I don’t purport to understand fully the death and particularly the resurrection of Jesus. I know all the biblical theories and the theological explanations and I have my own theories on how to meld the biblical stories with modern scientific understandings. But I don’t really get too excited about all this.
At the recent Hayward Lectures sponsored by Acadia Divinity College the special guest speaker was slated to give a lecture defending the penal substitutionary theory of the atonement against recent well publicized attacks. I didn’t attend mainly because for me it doesn’t really matter. For me, the most important thing is not any theological explanation, not any doctrinal position. The important thing, I my view, is that Christ’s death and resurrection is an assertion, a flesh and blood statement, if you will, that at the heart of life lies self giving love and that love when given out pure motive is stronger than evil and more powerful even than death.
I love C. S. Lewis’s depiction of this in his children’s book The Lion, the Witch and the Wardrobe.” In this charming book, Jesus is depicted as a great lion named Aslan. Aslan comes back to free the Narnians from the spell of the Wicked Witch who has decreed that it will always be winter and never Christmas. Aided by sons of Adam, Peter and Edmund and two daughters of Eve, Lucy and Susan, Aslan and the talking animals of Narnia are winning when the Witch reminds Aslan that Edmund is a traitor and the magic decrees that a traitor must die. Aslan offers his life in exchange for Edmund’s and the Wicked Witch quickly agrees, reasoning that with Aslan gone she can easily defeat her foes.
Aslan makes the exchange and he is taken into captivity. Just like in the biblical story, he is mocked and beaten and only the women, the two girls, Lucy and Susan dare follow, to watch and to weep. As they sit by the dead body of Aslan, their hope destroyed, suddenly color comes back onto Aslan’s body and he springs to life. Amazed, the girls asked what happened and Aslan explains that while the Wicked Witch was right about the penalty of death in the old magic for a traitor there was a deeper magic she was unaware of and that was that when an innocent person out of love gave his life for another then death itself would begin to work backward. With that Aslan invites the girls to climb on his back and then lets out a mighty roar which the Wicked Witch hears and she know that moment she hears that sound that her reign is ended and her reign is limited.

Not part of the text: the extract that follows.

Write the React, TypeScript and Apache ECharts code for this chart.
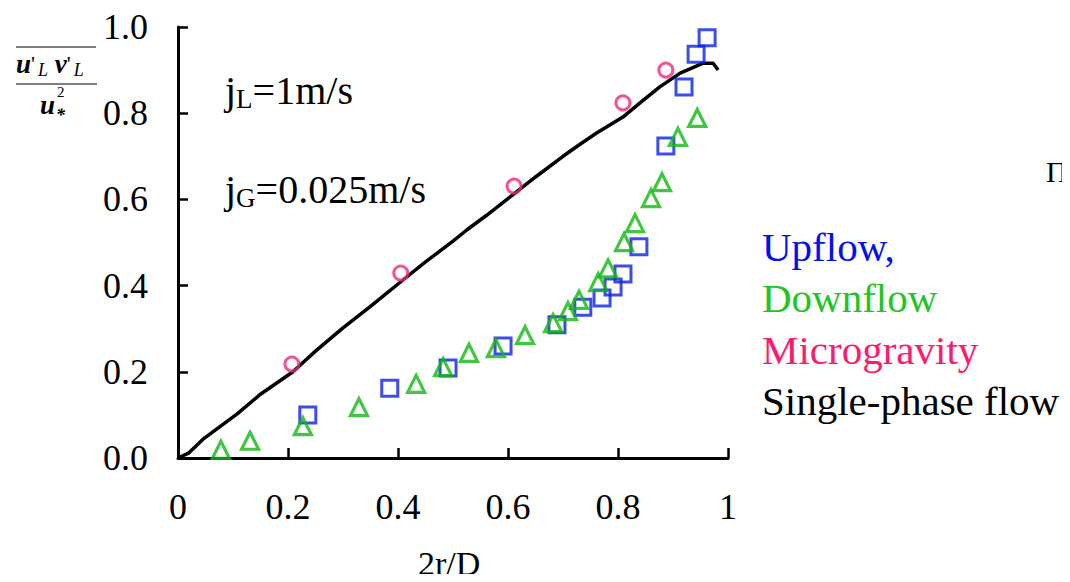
import React, { useEffect, useRef } from "react";
import * as echarts from "echarts";

const xTicks = [0, 0.2, 0.4, 0.6, 0.8, 1];
const yTicks = [0, 0.2, 0.4, 0.6, 0.8, 1.0];

const upflow: [number, number][] = [
  [0.236, 0.1], [0.385, 0.162], [0.491, 0.209], [0.591, 0.26], [0.689, 0.309],
  [0.736, 0.35], [0.771, 0.371], [0.791, 0.397], [0.809, 0.427], [0.838, 0.49],
  [0.887, 0.724], [0.92, 0.861], [0.942, 0.937], [0.962, 0.975],
];

const downflow: [number, number][] = [
  [0.078, 0.019], [0.131, 0.04], [0.227, 0.074], [0.329, 0.118], [0.433, 0.172],
  [0.482, 0.211], [0.529, 0.244], [0.578, 0.255], [0.631, 0.285], [0.682, 0.313],
  [0.709, 0.341], [0.729, 0.367], [0.764, 0.408], [0.782, 0.44], [0.811, 0.501],
  [0.831, 0.545], [0.86, 0.603], [0.88, 0.64], [0.909, 0.745], [0.944, 0.789],
];

const microgravity: [number, number][] = [
  [0.207, 0.218], [0.405, 0.429], [0.611, 0.631], [0.809, 0.824], [0.887, 0.9],
];

const singlePhase: [number, number][] = [
  [0, 0], [0.02, 0.012], [0.045, 0.043], [0.107, 0.102], [0.15, 0.148], [0.209, 0.2],
  [0.25, 0.248], [0.3, 0.302], [0.35, 0.352], [0.409, 0.413], [0.45, 0.455],
  [0.5, 0.503], [0.525, 0.529], [0.56, 0.562], [0.604, 0.606], [0.65, 0.652],
  [0.7, 0.7], [0.731, 0.728], [0.761, 0.754], [0.809, 0.791], [0.84, 0.824],
  [0.876, 0.861], [0.913, 0.893], [0.955, 0.916], [0.973, 0.916], [0.982, 0.9],
];

const legendLabels = ["Upflow,", "Downflow", "Microgravity", "Single-phase flow"];
const legendColors = ["#0010ee", "#22c422", "#ff1a6e", "#000000"];

const FONT = "'Liberation Serif', 'Times New Roman', serif";

export default function App() {
  const ref = useRef<HTMLDivElement>(null);
  useEffect(() => {
    if (!ref.current) return;
    const chart = echarts.init(ref.current, null, { renderer: "svg" });
    const hollow = (c: string, w: number) => ({
      color: "rgba(0,0,0,0)",
      borderColor: c,
      borderWidth: w,
    });
    const subRich = {
      n: { fontFamily: FONT, fontSize: 40, fill: "#000" },
      s: { fontFamily: FONT, fontSize: 27, fill: "#000", padding: [17, 0, 0, 0] },
    };
    chart.setOption({
      animation: false,
      backgroundColor: "#ffffff",
      grid: { left: 178, top: 27, width: 550, height: 431 },
      xAxis: {
        type: "value",
        min: 0,
        max: 1,
        interval: 0.2,
        splitLine: { show: false },
        axisLine: { show: true, lineStyle: { color: "#000", width: 3 } },
        axisTick: { show: true, inside: true, length: 10, lineStyle: { color: "#000", width: 2.5 } },
        axisLabel: {
          color: "#000",
          fontFamily: FONT,
          fontSize: 36,
          margin: 31,
          formatter: (v: number) => (v === 0 ? "0" : v === 1 ? "1" : v.toFixed(1)),
        },
      },
      yAxis: {
        type: "value",
        min: 0,
        max: 1,
        interval: 0.2,
        splitLine: { show: false },
        axisLine: { show: true, lineStyle: { color: "#000", width: 3 } },
        axisTick: { show: true, inside: true, length: 10, lineStyle: { color: "#000", width: 2.5 } },
        axisLabel: {
          color: "#000",
          fontFamily: FONT,
          fontSize: 36,
          margin: 30,
          formatter: (v: number) => v.toFixed(1),
        },
      },
      series: [
        {
          name: "Single-phase flow",
          type: "line",
          data: singlePhase,
          showSymbol: false,
          symbol: "none",
          lineStyle: { color: "#000", width: 3.5 },
          z: 2,
        },
        {
          name: "Microgravity",
          type: "scatter",
          data: microgravity,
          symbol: "circle",
          symbolSize: 14,
          itemStyle: hollow("#ee2a80", 3),
          z: 3,
        },
        {
          name: "Upflow",
          type: "scatter",
          data: upflow,
          symbol: "rect",
          symbolSize: 16,
          itemStyle: hollow("#0a22e6", 3),
          z: 3,
        },
        {
          name: "Downflow",
          type: "scatter",
          data: downflow,
          symbol: "triangle",
          symbolSize: 17,
          itemStyle: hollow("#12b812", 3.2),
          z: 4,
        },
      ],
      graphic: [
        {
          type: "text",
          left: 225,
          top: 70,
          style: { text: "{n|j}{s|L}{n|=1m/s}", rich: subRich },
        },
        {
          type: "text",
          left: 225,
          top: 169,
          style: { text: "{n|j}{s|G}{n|=0.025m/s}", rich: subRich },
        },
        // y axis label fraction
        {
          type: "line",
          shape: { x1: 16, y1: 47, x2: 96, y2: 47 },
          style: { stroke: "#000", lineWidth: 1.2 },
        },
        {
          type: "text",
          left: 16,
          top: 50,
          style: {
            text: "{i|u}{n|'}{s|L}{i| v}{n|'}{s|L}",
            rich: {
              i: { fontFamily: FONT, fontStyle: "italic", fontWeight: "bold", fontSize: 27, fill: "#000" },
              n: { fontFamily: FONT, fontSize: 22, fill: "#000" },
              s: { fontFamily: FONT, fontStyle: "italic", fontSize: 18, fill: "#000", padding: [12, 0, 0, 3] },
            },
          },
        },
        {
          type: "line",
          shape: { x1: 16, y1: 84, x2: 97, y2: 84 },
          style: { stroke: "#000", lineWidth: 1.2 },
        },
        {
          type: "text",
          left: 40,
          top: 91,
          style: { text: "u", fontFamily: FONT, fontStyle: "italic", fontWeight: "bold", fontSize: 27, fill: "#000" },
        },
        {
          type: "text",
          left: 57,
          top: 84,
          style: { text: "2", fontFamily: FONT, fontSize: 15, fill: "#000" },
        },
        {
          type: "text",
          left: 56,
          top: 106,
          style: { text: "*", fontFamily: FONT, fontStyle: "italic", fontWeight: "bold", fontSize: 18, fill: "#000" },
        },
        // axis title
        {
          type: "text",
          left: 418,
          top: 546,
          style: { text: "2r/D", fontFamily: FONT, fontSize: 34, fill: "#000" },
        },
        // legend texts
        ...legendLabels.map((t, i) => ({
          type: "text",
          left: 762,
          top: 226 + i * 51.5,
          style: { text: t, fontFamily: FONT, fontSize: 41, fill: legendColors[i] },
        })),
        {
          type: "text",
          left: 1046,
          top: 156,
          style: { text: "Π", fontFamily: FONT, fontSize: 30, fill: "#000" },
        },
      ],
    });
    return () => chart.dispose();
  }, []);
  return <div ref={ref} style={{ width: 1070, height: 582, margin: -8 }} />;
}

There is, I believe, at the heart of life, a deeper magic, the magic of self-giving love. As the hymn writer, Frederic Lehman put it, “the love of God is greater far than tongue or pen can ever tell, it goes beyond the highest star and reaches to the deepest hell.”
When we deepen our faith and reflect on this love, it is then that thanksgiving grows deep inside for it is then that we realize that while there is much pain and suffering in this life, that while death still troubles and wounds, beyond it all and underneath it all and above it all is the power of God’s magnificent love and we are all quite safe.
As the celebrated British writer G. K Chesterton once put it, and with this words I will close, “I would maintain that thanks are the highest form of thought, and that gratitude is happiness doubled by wonder.”